Create an Incentive for Employees to Cut Costs
Motivation is an interesting thing. For some, it comes easily and for others, well… not so much. As a younger single man, I had no trouble staying in shape. I ran marathons and triathlons, worked out in the gym every day, and watched every bite of food. Somewhere as I grew up, married, and bought a house, I quit all that, and honestly, I wasn’t all that motivated to start up again. Recently, however, a health scare propelled me back into a health regime -- a night in the ICU was motivation enough to give me back my motivation! I’ve lost 16 pounds since that day, and I have my eyes on a solid goal.
Motivation doesn't have to be negative, however -- and certainly in the workplace you can use tactics other than mortal threats to get employees to make good decisions. You may have noted that employees will do anything to save a buck at home but are not motivated to pursue the same level of cost-savings at work. There’s a misconception among some employees that “The Company” is a bottomless pit of money. If you couple that with representatives of today’s “Entitlement Generation,” then you end up with employees who feel no compunction whatsoever in expensing virtually anything through the company. What you need is a motivational tool to provide the incentive to follow corporate policies, to stay within a budget, and to work to find ways to save even more money.
It is with this goal in mind, that the “Comp Day” was born.
Managers have figured out that it’s not too terribly difficult to give an employee a “free pass” for a single work day, in recognition of cost-conscious decisions made in the office or on the road for the company. Even if it's not possible to institute a comp day as standard policy, it may be worth supporting the following “soft rules” to be applied at the discretion of your managers:
- Every month, the traveler who averages the “smallest expenses claimed per day,” earns an extra “compensation day.” Take their total submitted monthly expenses and divide that by the number of days they were on corporate travel. Lowest wins.
- Any traveler who completes a 50-hour work week that started on Sunday, is eligible for a comp. day on that Friday, at the discretion of their manager.
- Employees are not allowed to take more than one comp. day at a time, and preferably on weekends. Taking a full vacation with 5 comp days, rather than vacation days, is difficult for a manager to “bury” in the system.
- Employees can’t stockpile their earned comp days for more than two months. The intent is to give the employees an immediate reward for saving time and/or money.
Other incentives besides Comp. days include, free lunches or meals, corporate catalog items, gift certificates, etc.
People will work hard for a relatively small reward. I once carried 6 laptop computers through airport security, on the plane, and all the way to a customer’s boardroom in 100-degree heat in Houston, TX, to save money on overnight shipping and to avoid renting computers at the site. I did this just to beat my colleague Jessica in a “low budget” contest we had going, which offered as reward a week of free lunches out of the company cafeteria. Sure, lunch was nice… but I wasn’t about to let Jessica beat me out of bragging rights!

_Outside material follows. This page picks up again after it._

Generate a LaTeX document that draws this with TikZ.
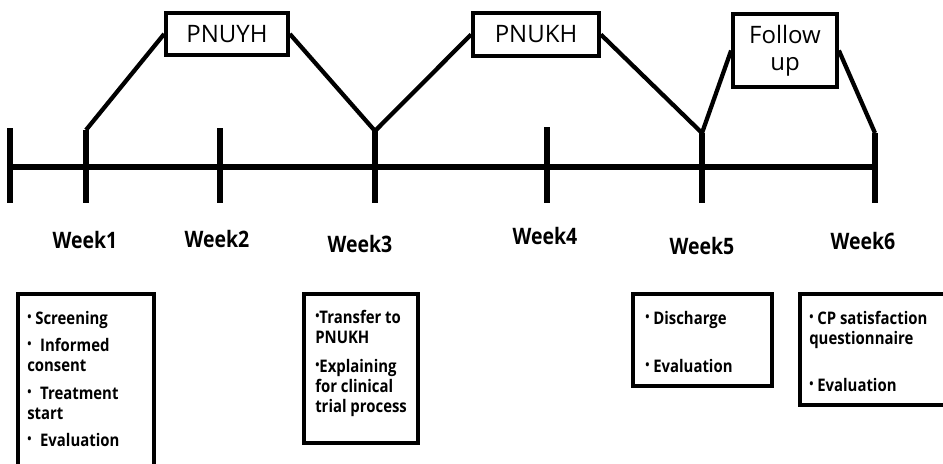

Ken Walker is a traveling technical trainer for a software giant based in California. Most of his venues reside on the East and West Coast; so where else would he choose to reside but Minneapolis? He hosts three-, four-, or five-day classes every week, and you’ll find him leaving his home almost every Sunday. His travels have taken him to all 50 states and 19 different countries. He brings his wife along to the “cooler” destinations when they can find a babysitter for all three of their dogs, Flash, Daisy, and Samson.